You didn't say if this behavior has just recently started but I assume it has.

Do the boxes share a common upstream switch? Could that be failing?

Steve

Yes, they share a common switch. Don't seem to have issues with it so far tho.
Do you think that could be a (baystack) switch (port) issue ? When switching ports and enabling a spare pfsense, the second one is starting to work just fine.
We have a ~ 1/6 mbps, sometimes up to 10 outgoing, but very rare.

slagr

@slagr:

Yes, they share a common switch. Don't seem to have issues with it so far tho.
Do you think that could be a (baystack) switch (port) issue ? When switching ports and enabling a spare pfsense, the second one is starting to work just fine.
We have a ~ 1/6 mbps, sometimes up to 10 outgoing, but very rare.

Could that happen because of:

"Jun 3 12:42:15 fw apinger: ALARM: WANGW(x.x.x.1) *** WANGWdown ***" ?

My apinger.conf has :


alarm down "WANGWdown" {
    time 120s
}

target "x.x.x.1" {
    description "WANGW"
    srcip "x.x.x.253"
    interval 10s
    alarms override "WANGWloss","WANGWdelay","WANGWdown";
    rrd file "/var/db/rrd/WANGW-quality.rrd"
}

Thanks.

stephenw10

Errm…. I don't understand what you're asking. :-\

Steve

slagr

@slagr:

Yes, they share a common switch. Don't seem to have issues with it so far tho.
Do you think that could be a (baystack) switch (port) issue ? When switching ports and enabling a spare pfsense, the second one is starting to work just fine.
We have a ~ 1/6 mbps, sometimes up to 10 outgoing, but very rare.

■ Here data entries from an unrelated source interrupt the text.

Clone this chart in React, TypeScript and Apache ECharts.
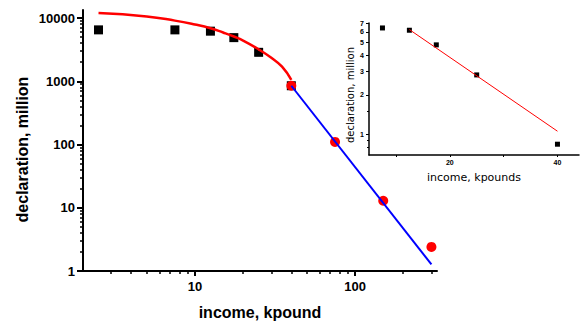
import React, { useEffect, useRef } from "react";
import * as echarts from "echarts";

// ---- main plot data ----
const mainIncome = [2.5, 7.5, 12.5, 17.5, 25, 40];
const mainDecl = [6500, 6500, 6200, 4900, 2870, 850];
const tailIncome = [40, 75, 150, 300];
const tailDecl = [850, 110, 12.9, 2.4];
const expFitIncome = [2.5, 5, 7.5, 10, 12.5, 15, 17.5, 20, 25, 30, 35, 40];
const expFitDecl = [12000, 10600, 9100, 7900, 6900, 5900, 5100, 4400, 3200, 2350, 1700, 1050];
const powFitIncome = [40, 300];
const powFitDecl = [850, 1.27];
const mainXLabels = [10, 100];
const mainYLabels = [1, 10, 100, 1000, 10000];
const mainXMinor = [3, 4, 5, 6, 7, 8, 9, 20, 30, 40, 50, 60, 70, 80, 90, 200, 300];
const mainYMinor = [
  2, 3, 4, 5, 6, 7, 8, 9,
  20, 30, 40, 50, 60, 70, 80, 90,
  200, 300, 400, 500, 600, 700, 800, 900,
  2000, 3000, 4000, 5000, 6000, 7000, 8000, 9000,
];

// ---- inset data ----
const insetIncome = [7.5, 12.5, 17.5, 25, 40];
const insetDecl = [6.42, 6.17, 4.78, 2.83, 0.845];
const insetFitIncome = [12.5, 40];
const insetFitDecl = [6.24, 1.06];
const insetYLabels = [1, 2, 3, 4, 5, 6, 7];
const insetYMinor = [0.8, 0.9, 1.5];
const insetXLabels = [20, 40];
const insetXTicks = [10, 20, 30, 40];

const lg = (v: number) => Math.log10(v);
const pairsLog = (xs: number[], ys: number[]) => xs.map((x, i) => [lg(x), lg(ys[i])]);
const pairsLinLog = (xs: number[], ys: number[]) => xs.map((x, i) => [x, lg(ys[i])]);
const powLabel = (v: number) => String(Math.round(Math.pow(10, v)));

const FONT = "Liberation Sans";
const INSET_FONT = "DejaVu Sans";

export default function App() {
  const ref = useRef<HTMLDivElement>(null);
  useEffect(() => {
    if (!ref.current) return;
    const chart = echarts.init(ref.current, undefined, { renderer: "svg" });
    const boldLabel = { fontFamily: FONT, fontWeight: "bold" as const, fontSize: 13, color: "#000" };
    const insetLabel = { fontFamily: FONT, fontWeight: "bold" as const, fontSize: 7, color: "#000" };
    const hidden = { show: false };
    const hiddenLine = { show: false, onZero: false };
    chart.setOption({
      animation: false,
      backgroundColor: "#fff",
      grid: [
        { left: 83, top: 10, width: 354, height: 261, outerBoundsMode: "none" },
        { left: 369, top: 23, width: 210, height: 132, outerBoundsMode: "none" },
      ],
      xAxis: [
        {
          type: "value", gridIndex: 0, position: "bottom", min: lg(2), max: lg(325),
          axisLine: { onZero: false, lineStyle: { color: "#000", width: 2 } },
          axisTick: { customValues: mainXLabels.map(lg), length: 5, lineStyle: { color: "#000", width: 2 } },
          axisLabel: { customValues: mainXLabels.map(lg), formatter: powLabel, margin: 9, ...boldLabel },
          splitLine: hidden,
          name: "income, kpound", nameLocation: "middle", nameGap: 33, nameMoveOverlap: false,
          nameTextStyle: { fontFamily: FONT, fontWeight: "bold", fontSize: 16, color: "#000" },
        },
        {
          type: "value", gridIndex: 0, position: "bottom", offset: 0, min: lg(2), max: lg(325),
          axisLine: hiddenLine,
          axisTick: { customValues: mainXMinor.map(lg), length: 3, lineStyle: { color: "#000", width: 1.5 } },
          axisLabel: hidden, splitLine: hidden,
        },
        {
          type: "value", gridIndex: 1, position: "bottom", min: 5, max: 44,
          axisLine: { onZero: false, lineStyle: { color: "#000", width: 1.5 } },
          axisTick: { customValues: insetXTicks, length: 2, lineStyle: { color: "#000", width: 1 } },
          axisLabel: { customValues: insetXLabels, margin: 4, ...insetLabel },
          splitLine: hidden,
          name: "income, kpounds", nameLocation: "middle", nameGap: 17, nameMoveOverlap: false,
          nameTextStyle: { fontFamily: INSET_FONT, fontSize: 11, color: "#000" },
        },
      ],
      yAxis: [
        {
          type: "value", gridIndex: 0, position: "left", min: 0, max: lg(13400),
          axisLine: { show: true, onZero: false, lineStyle: { color: "#000", width: 2 } },
          axisTick: { show: true, customValues: mainYLabels.map(lg), length: 6, lineStyle: { color: "#000", width: 2 } },
          axisLabel: { customValues: mainYLabels.map(lg), formatter: powLabel, margin: 8, ...boldLabel },
          splitLine: hidden,
          name: "declaration, million", nameLocation: "middle", nameGap: 53, nameMoveOverlap: false,
          nameTextStyle: { fontFamily: FONT, fontWeight: "bold", fontSize: 16, color: "#000", padding: [0, 18, 0, 0] },
        },
        {
          type: "value", gridIndex: 0, position: "left", offset: 0, min: 0, max: lg(13400),
          axisLine: hiddenLine,
          axisTick: { show: true, customValues: mainYMinor.map(lg), length: 3, lineStyle: { color: "#000", width: 1.5 } },
          axisLabel: hidden, splitLine: hidden,
        },
        {
          type: "value", gridIndex: 1, position: "left", min: lg(0.7), max: lg(7),
          axisLine: { show: true, onZero: false, lineStyle: { color: "#000", width: 1.5 } },
          axisTick: { show: true, customValues: insetYLabels.map(lg), length: 3, lineStyle: { color: "#000", width: 1 } },
          axisLabel: { customValues: insetYLabels.map(lg), formatter: powLabel, margin: 5, ...insetLabel },
          splitLine: hidden,
          name: "declaration, million", nameLocation: "middle", nameGap: 14, nameMoveOverlap: false,
          nameTextStyle: { fontFamily: INSET_FONT, fontSize: 10, color: "#000", padding: [0, 12, 0, 0] },
        },
        {
          type: "value", gridIndex: 1, position: "left", offset: 0, min: lg(0.7), max: lg(7),
          axisLine: hiddenLine,
          axisTick: { show: true, customValues: insetYMinor.map(lg), length: 2, lineStyle: { color: "#000", width: 1 } },
          axisLabel: hidden, splitLine: hidden,
        },
      ],
      series: [
        {
          type: "scatter", xAxisIndex: 0, yAxisIndex: 0, symbol: "rect", symbolSize: 9,
          itemStyle: { color: "#000", opacity: 1 }, data: pairsLog(mainIncome, mainDecl),
        },
        {
          type: "scatter", xAxisIndex: 0, yAxisIndex: 0, symbol: "circle", symbolSize: 10,
          itemStyle: { color: "#ff0000", opacity: 1 }, data: pairsLog(tailIncome, tailDecl),
        },
        {
          type: "line", xAxisIndex: 0, yAxisIndex: 0, smooth: true, showSymbol: false,
          lineStyle: { color: "#ff0000", width: 2.5 }, data: pairsLog(expFitIncome, expFitDecl),
        },
        {
          type: "line", xAxisIndex: 0, yAxisIndex: 0, showSymbol: false,
          lineStyle: { color: "#0000ff", width: 2 }, data: pairsLog(powFitIncome, powFitDecl),
        },
        {
          type: "scatter", xAxisIndex: 2, yAxisIndex: 2, symbol: "rect", symbolSize: 5,
          itemStyle: { color: "#000", opacity: 1 }, data: pairsLinLog(insetIncome, insetDecl),
        },
        {
          type: "line", xAxisIndex: 2, yAxisIndex: 2, showSymbol: false,
          lineStyle: { color: "#ff0000", width: 1 }, data: pairsLinLog(insetFitIncome, insetFitDecl),
        },
      ],
    });
    return () => chart.dispose();
  }, []);
  return <div ref={ref} style={{ width: 580, height: 323, position: "absolute", left: 0, top: 0 }} />;
}
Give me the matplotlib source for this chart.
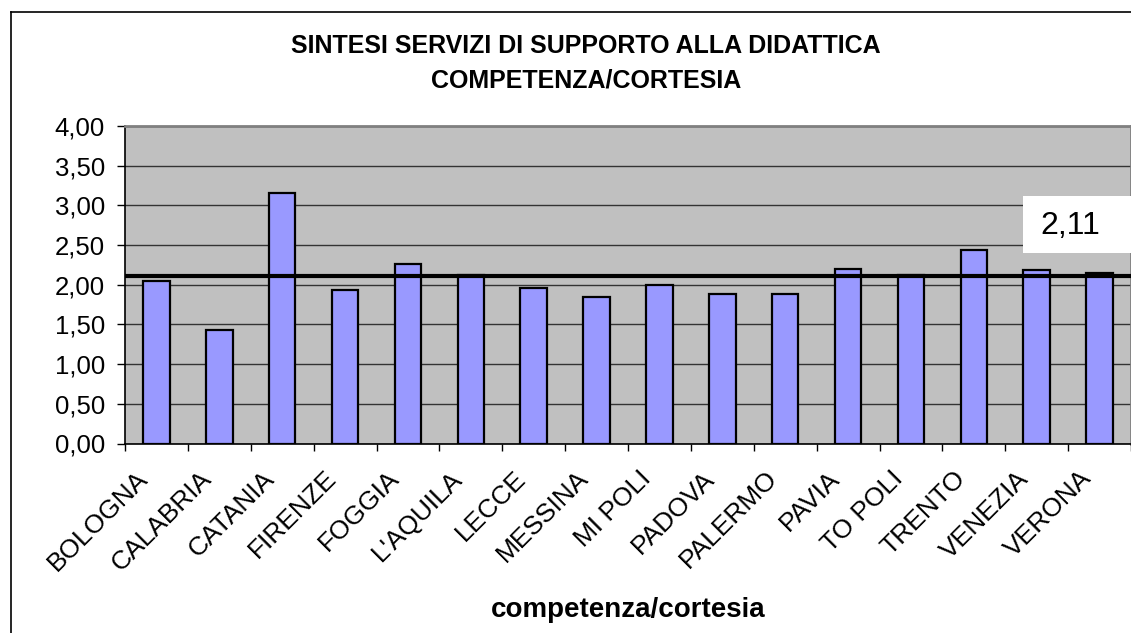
import matplotlib
matplotlib.use("Agg")
import matplotlib.pyplot as plt
from matplotlib.ticker import FuncFormatter, MultipleLocator, FixedLocator
from matplotlib.lines import Line2D
from matplotlib.patches import Rectangle
from matplotlib.transforms import ScaledTranslation
import numpy as np

plt.rcParams["font.family"] = ["Liberation Sans", "DejaVu Sans"]

# data
sedi = ["BOLOGNA", "CALABRIA", "CATANIA", "FIRENZE", "FOGGIA", "L'AQUILA",
        "LECCE", "MESSINA", "MI POLI", "PADOVA", "PALERMO", "PAVIA",
        "TO POLI", "TRENTO", "VENEZIA", "VERONA"]
valori = [2.05, 1.43, 3.16, 1.94, 2.26, 2.12, 1.96, 1.85,
          2.00, 1.88, 1.88, 2.20, 2.12, 2.44, 2.18, 2.15]
media = 2.11
media_label = "2,11"
titolo = ["SINTESI SERVIZI DI SUPPORTO ALLA DIDATTICA", "COMPETENZA/CORTESIA"]
asse_x = "competenza/cortesia"

W, H = 1131, 633
fig = plt.figure(figsize=(W / 100, H / 100), dpi=100)
fig.patch.set_facecolor("white")

ax = fig.add_axes([125 / W, 1 - 443.5 / H, 1006 / W, 317.5 / H])
ax.set_facecolor("#C0C0C0")

x = np.arange(len(sedi))
ax.bar(x, valori, width=0.42, color="#9999FF", edgecolor="black",
       linewidth=1.6, zorder=3)
ax.axhline(media, color="black", linewidth=3.0, zorder=4)

ax.set_xlim(-0.5, len(sedi) - 0.5)
ax.set_ylim(0, 4)
ax.yaxis.set_major_locator(MultipleLocator(0.5))
ax.yaxis.set_major_formatter(FuncFormatter(lambda v, p: f"{v:.2f}".replace(".", ",")))
ax.grid(axis="y", color="#333333", linewidth=1.0, zorder=1)
ax.set_axisbelow(True)

ax.xaxis.set_major_locator(FixedLocator(x))
ax.set_xticklabels(sedi, rotation=45, ha="right", va="center",
                   rotation_mode="anchor", fontsize=19)
ax.tick_params(axis="x", which="major", length=0, pad=22.5)
shift = ScaledTranslation(-12 / 100, 0, fig.dpi_scale_trans)
for lab in ax.get_xticklabels():
    lab.set_transform(lab.get_transform() + shift)
ax.xaxis.set_minor_locator(FixedLocator(np.arange(-0.5, len(sedi), 1.0)))
ax.tick_params(axis="x", which="minor", length=5, width=1, color="black")
ax.tick_params(axis="y", length=6, width=1, color="black", labelsize=18.5, pad=8.4)

for s in ["left", "bottom"]:
    ax.spines[s].set_color("black")
    ax.spines[s].set_linewidth(1.2)
for s in ["top", "right"]:
    ax.spines[s].set_color("#808080")
    ax.spines[s].set_linewidth(2)

# box with the average value
fig.add_artist(Rectangle((1023 / W, 1 - 253 / H), 108 / W, 57 / H,
                         transform=fig.transFigure, facecolor="white",
                         edgecolor="none", zorder=5))
fig.text(1070 / W, 1 - 225.5 / H, media_label, fontsize=23,
         ha="center", va="center", zorder=6)

fig.text(586 / W, 1 - 46 / H, titolo[0], ha="center", va="center",
         fontsize=18, fontweight="bold")
fig.text(586 / W, 1 - 80 / H, titolo[1], ha="center", va="center",
         fontsize=18, fontweight="bold")
fig.text(628 / W, 1 - 610 / H, asse_x, ha="center", va="center",
         fontsize=20, fontweight="bold")

# outer chart frame (cropped at right and bottom)
fig.add_artist(Line2D([11 / W, 1.0], [1 - 12 / H, 1 - 12 / H], color="black", linewidth=1.2))
fig.add_artist(Line2D([11 / W, 11 / W], [0.0, 1 - 12 / H], color="black", linewidth=1.2))

fig.savefig("out.png", dpi=100)
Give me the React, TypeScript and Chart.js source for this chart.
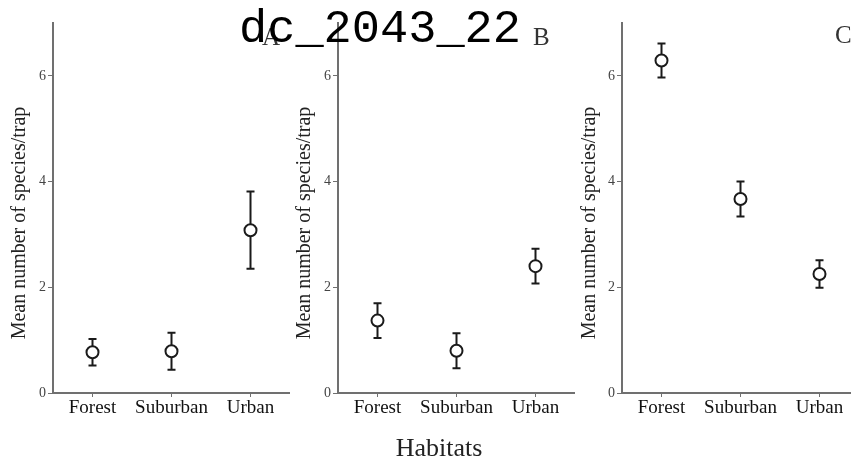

Well, the problem was (I think), that both em0 and bg0 shared the same IRQ.
We went ahead and removed em0 (as we were unable to assign a dedicated IRQ to em0 in bios).
Now waiting for the "outage".
OTOH, we got carp broken, as em0 has been used as a dedicated carp NIC.
So, as I'd like to get carp back for the time being, my question would be if I won't break anything (many thousands miles away), by assigning to both LAN interfaces (3) IPs from the same network we use behind the LAN iface, and protect carp on firewall. We used to have such configuration: bridge : WAN (bge0) - management IP, LAN (bge1) - no IP, OPT1 (em0) - carp. em0 went down from that picture.
Thanks.

stephenw10

Having a shared IRQ should not prevent the NICs from working. Having disabled msix for all pci devices it's likely to have more of an effect (I would have thought) but even so it shouldn't stop all traffic.
I am unsure of your network configuration from your description and I have only experimental experience with a CARP setup so I can't really tell you what would happen. Since you will be thousands of miles away getting it wrong would be very bad so I would have to advise waiting for another opinion. :-
In the mean time giving us a network diagram would help greatly.

Steve

slagr

@stephenw10:

Having a shared IRQ should not prevent the NICs from working. Having disabled msix for all pci devices it's likely to have more of an effect (I would have thought) but even so it shouldn't stop all traffic.
I am unsure of your network configuration from your description and I have only experimental experience with a CARP setup so I can't really tell you what would happen. Since you will be thousands of miles away getting it wrong would be very bad so I would have to advise waiting for another opinion. :-
In the mean time giving us a network diagram would help greatly.

Steve

Thanks, Steve.
You're right, that having a shared IRQ should not lead to such results. Reading/googling further, I think next step is to exclude CARP interface from the bridge. As I stated, that is an old, inherited setup, and all 3 NICs are members of the bridge.